Even on paper, Gola-Kumor's pieces have a solidity that could be seen as the polar opposite of the wispy confections that make up Bruce Price: Works on Paper: 2007-2012, at the Denver Art Museum. The Price show, on level three of the Hamilton Building, is part of Spun, a multi-departmental extravaganza celebrating textiles either actually or metaphorically; it opens in stages over the next two months. The Price show was originated by senior modern curator Gwen Chanzit and finished by newish associate contemporary curator William Morrow. It doesn't technically open until this weekend, but it is installed and you can see it anyway.

I first became aware of Price in the 1990s. He was a protegé of Clark Richert's at RMCAD, and his early work was something of a critique and continuation of his teacher's approach. Over the years, however, he has stretched this Richert connection almost, but not quite, to the breaking point.

As part of his process, Price, best known as a painter, knocks off works on paper by the dozens. It is in these pieces that he fleshes out his ideas. Early on, he painted hard-edged patterns, but in recent years he's discovered ready-made ones in the form of swatches of gingham and plaid. This use of cloth links these works on paper to the theme of Spun — as does the fact that the drawings are displayed unframed, their surfaces warped from the glues and paints he used, so that they ripple like textiles. Morrow points out that Price uses found patterns, including stripes, plaids and checks, in such a way that they are bent or even folded. By doing this, Price subverts the established order of the pre-existing patterns.

The show begins in the entry, where Price has created a piece, "Geology," specifically for the space.
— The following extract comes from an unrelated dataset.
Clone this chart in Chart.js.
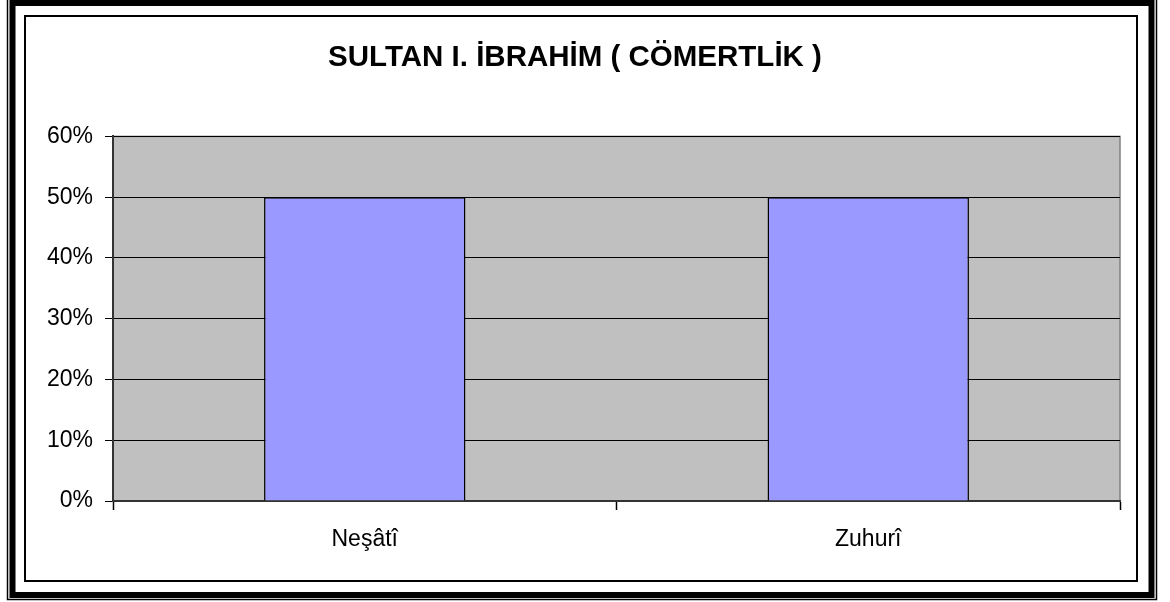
<!DOCTYPE html>
<html>
<head>
<meta charset="utf-8">
<script src="https://cdn.jsdelivr.net/npm/chart.js@4/dist/chart.umd.min.js"></script>
<style>
  html, body { margin: 0; padding: 0; background: #fff; }
  #wrap { width: 1170px; height: 602px; }
</style>
</head>
<body>
<div id="wrap"><canvas id="c" width="1170" height="602"></canvas></div>
<script>
const title = "SULTAN I. İBRAHİM ( CÖMERTLİK )";
const categories = ["Neşâtî", "Zuhurî"];
const values = [50, 50];
const yTicks = [0, 10, 20, 30, 40, 50, 60];

const FONT = "Liberation Sans, Arial, sans-serif";

// frame + grey plot area
const framePlugin = {
  id: "frame",
  beforeDraw(chart) {
    const ctx = chart.ctx;
    const a = chart.chartArea;
    ctx.save();
    ctx.fillStyle = "#fff";
    ctx.fillRect(0, 0, chart.width, chart.height);
    ctx.strokeStyle = "#000";
    ctx.lineWidth = 1.5;
    ctx.strokeRect(7.5, -3, 1149, 602.5);
    ctx.lineWidth = 6;
    ctx.strokeRect(12.5, 3, 1139, 592);
    ctx.lineWidth = 2;
    ctx.strokeRect(25, 16, 1112, 565);
    ctx.fillStyle = "#c0c0c0";
    ctx.fillRect(a.left, a.top, a.right - a.left, a.bottom - a.top);
    ctx.strokeStyle = "#808080";
    ctx.lineWidth = 1.5;
    ctx.strokeRect(a.left, a.top, a.right - a.left, a.bottom - a.top);
    ctx.restore();
  }
};

new Chart(document.getElementById("c"), {
  type: "bar",
  data: {
    labels: categories,
    datasets: [{
      data: values,
      backgroundColor: "#9999ff",
      borderColor: "#000",
      borderWidth: 1.5,
      barPercentage: 0.4,
      categoryPercentage: 1
    }]
  },
  options: {
    responsive: false,
    animation: false,
    layout: { padding: { left: 30, right: 50, top: 0, bottom: 40 } },
    plugins: {
      legend: { display: false },
      tooltip: { enabled: false },
      title: {
        display: true,
        text: title,
        color: "#000",
        font: { family: FONT, size: 29.5, weight: "bold", lineHeight: 1.2 },
        padding: { top: 40, bottom: 61 }
      }
    },
    scales: {
      x: {
        grid: { offset: true, drawOnChartArea: false, drawTicks: true, tickLength: 9, color: "#000", tickWidth: 1.5 },
        border: { color: "#333", width: 2 },
        ticks: { color: "#000", padding: 16, font: { family: FONT, size: 23 } },
        afterFit(s) { s.height = 61; }
      },
      y: {
        min: 0, max: 60,
        afterBuildTicks(s) { s.ticks = yTicks.map(v => ({ value: v })); },
        grid: { color: "#000", lineWidth: 1, tickLength: 8, tickColor: "#000" },
        border: { color: "#333", width: 2 },
        ticks: {
          color: "#000", padding: 12,
          font: { family: FONT, size: 23 },
          callback: v => v + "%"
        },
        afterFit(s) { s.width = 83; }
      }
    }
  },
  plugins: [framePlugin]
});
</script>
</body>
</html>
Made up of striped sheets of fabric that have been painted over and stained in places, along with bits of what looks like a former red-checkered tablecloth, it bears a resemblance to a conventionalized landscape — and is, in fact, based on a scientific illustration. To Price, its creation has something to do with the theory of "emergence," which argues that natural, social and cultural realities follow the same master patterns: Arteries, rivers and trees all have similar branching systems, as do family trees and art styles. It's also the way Price's conceptual abstracts come out of his earlier interest in minimalist pattern painting.
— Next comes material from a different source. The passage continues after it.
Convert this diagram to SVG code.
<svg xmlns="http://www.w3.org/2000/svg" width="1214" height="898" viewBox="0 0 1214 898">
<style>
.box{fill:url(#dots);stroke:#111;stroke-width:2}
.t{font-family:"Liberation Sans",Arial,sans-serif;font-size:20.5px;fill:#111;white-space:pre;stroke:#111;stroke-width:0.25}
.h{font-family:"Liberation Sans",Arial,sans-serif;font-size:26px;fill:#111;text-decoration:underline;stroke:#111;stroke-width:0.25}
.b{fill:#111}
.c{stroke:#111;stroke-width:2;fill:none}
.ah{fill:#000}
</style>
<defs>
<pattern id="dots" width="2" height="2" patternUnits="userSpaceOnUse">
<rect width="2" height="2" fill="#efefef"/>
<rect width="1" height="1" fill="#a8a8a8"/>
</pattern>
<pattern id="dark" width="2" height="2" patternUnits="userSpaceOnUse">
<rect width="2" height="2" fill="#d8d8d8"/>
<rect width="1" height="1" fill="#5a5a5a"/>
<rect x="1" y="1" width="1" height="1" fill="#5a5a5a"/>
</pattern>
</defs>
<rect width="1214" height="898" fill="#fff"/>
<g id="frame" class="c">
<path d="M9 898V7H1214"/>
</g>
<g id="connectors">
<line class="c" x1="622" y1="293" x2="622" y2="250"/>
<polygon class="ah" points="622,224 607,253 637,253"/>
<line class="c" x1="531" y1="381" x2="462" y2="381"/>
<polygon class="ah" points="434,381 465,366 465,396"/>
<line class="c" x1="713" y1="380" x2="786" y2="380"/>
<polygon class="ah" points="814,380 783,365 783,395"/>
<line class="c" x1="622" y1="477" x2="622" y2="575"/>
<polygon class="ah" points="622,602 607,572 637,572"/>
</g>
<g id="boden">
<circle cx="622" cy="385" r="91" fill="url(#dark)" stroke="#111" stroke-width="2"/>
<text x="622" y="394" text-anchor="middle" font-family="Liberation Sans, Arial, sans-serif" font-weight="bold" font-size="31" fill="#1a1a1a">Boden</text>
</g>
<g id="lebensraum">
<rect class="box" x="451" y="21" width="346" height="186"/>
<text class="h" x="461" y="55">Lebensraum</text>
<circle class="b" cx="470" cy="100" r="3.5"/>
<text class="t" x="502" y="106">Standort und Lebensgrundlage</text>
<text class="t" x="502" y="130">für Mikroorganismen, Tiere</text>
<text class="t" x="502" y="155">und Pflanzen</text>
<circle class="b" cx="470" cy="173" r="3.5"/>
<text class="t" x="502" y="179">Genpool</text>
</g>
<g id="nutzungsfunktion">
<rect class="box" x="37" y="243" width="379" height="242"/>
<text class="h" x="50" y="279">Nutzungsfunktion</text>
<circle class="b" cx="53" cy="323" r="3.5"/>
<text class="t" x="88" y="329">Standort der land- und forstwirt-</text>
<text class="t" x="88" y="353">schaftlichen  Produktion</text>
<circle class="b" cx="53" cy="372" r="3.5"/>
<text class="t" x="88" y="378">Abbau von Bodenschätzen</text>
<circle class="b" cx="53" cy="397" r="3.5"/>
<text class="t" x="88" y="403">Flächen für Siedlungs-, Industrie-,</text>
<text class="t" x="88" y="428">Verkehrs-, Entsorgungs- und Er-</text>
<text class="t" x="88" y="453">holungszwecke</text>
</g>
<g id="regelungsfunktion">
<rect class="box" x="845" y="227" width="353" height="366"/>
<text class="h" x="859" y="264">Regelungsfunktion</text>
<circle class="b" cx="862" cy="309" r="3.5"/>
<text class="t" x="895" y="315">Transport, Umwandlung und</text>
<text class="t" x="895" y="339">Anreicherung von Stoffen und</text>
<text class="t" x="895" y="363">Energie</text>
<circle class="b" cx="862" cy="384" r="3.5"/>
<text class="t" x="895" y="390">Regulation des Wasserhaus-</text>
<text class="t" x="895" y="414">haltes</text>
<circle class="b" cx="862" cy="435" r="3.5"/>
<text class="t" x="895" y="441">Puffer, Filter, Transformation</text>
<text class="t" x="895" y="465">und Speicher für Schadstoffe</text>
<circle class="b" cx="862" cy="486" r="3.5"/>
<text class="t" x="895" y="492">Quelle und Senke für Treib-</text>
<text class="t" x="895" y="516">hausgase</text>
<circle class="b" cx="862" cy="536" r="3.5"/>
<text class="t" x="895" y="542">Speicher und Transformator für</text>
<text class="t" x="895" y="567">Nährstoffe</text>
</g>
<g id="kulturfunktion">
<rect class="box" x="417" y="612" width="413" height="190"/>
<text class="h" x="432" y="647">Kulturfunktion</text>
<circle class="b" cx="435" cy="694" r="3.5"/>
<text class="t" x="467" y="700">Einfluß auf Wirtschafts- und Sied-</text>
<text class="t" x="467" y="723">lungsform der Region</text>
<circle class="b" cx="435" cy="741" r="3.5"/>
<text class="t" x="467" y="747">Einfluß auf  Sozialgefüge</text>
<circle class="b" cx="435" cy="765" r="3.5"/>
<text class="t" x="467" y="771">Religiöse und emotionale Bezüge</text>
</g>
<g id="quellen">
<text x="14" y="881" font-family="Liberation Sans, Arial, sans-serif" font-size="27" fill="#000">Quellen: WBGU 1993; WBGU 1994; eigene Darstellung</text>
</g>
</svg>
The pieces are tremendously informal, both in the organization of the pictures and in the craftsmanship. Fabrics have been rapidly and casually clipped or torn, with their unraveling threads appearing here and there. Smears of glue have become pictorial elements in some. My favorite pieces are the constructivist arrangements combining patterned fabrics and painted elements, such as in "Wedge Formation" and "Uplift." (By the way, another Price solo, Purity Is Death, Transgression Divine, opens on May 23 at the Emmanuel Gallery on the Auraria campus.)

As different as Price's approach is from Gola-Kumor's, there's an obvious bond, in that both communicate using abstract forms alone.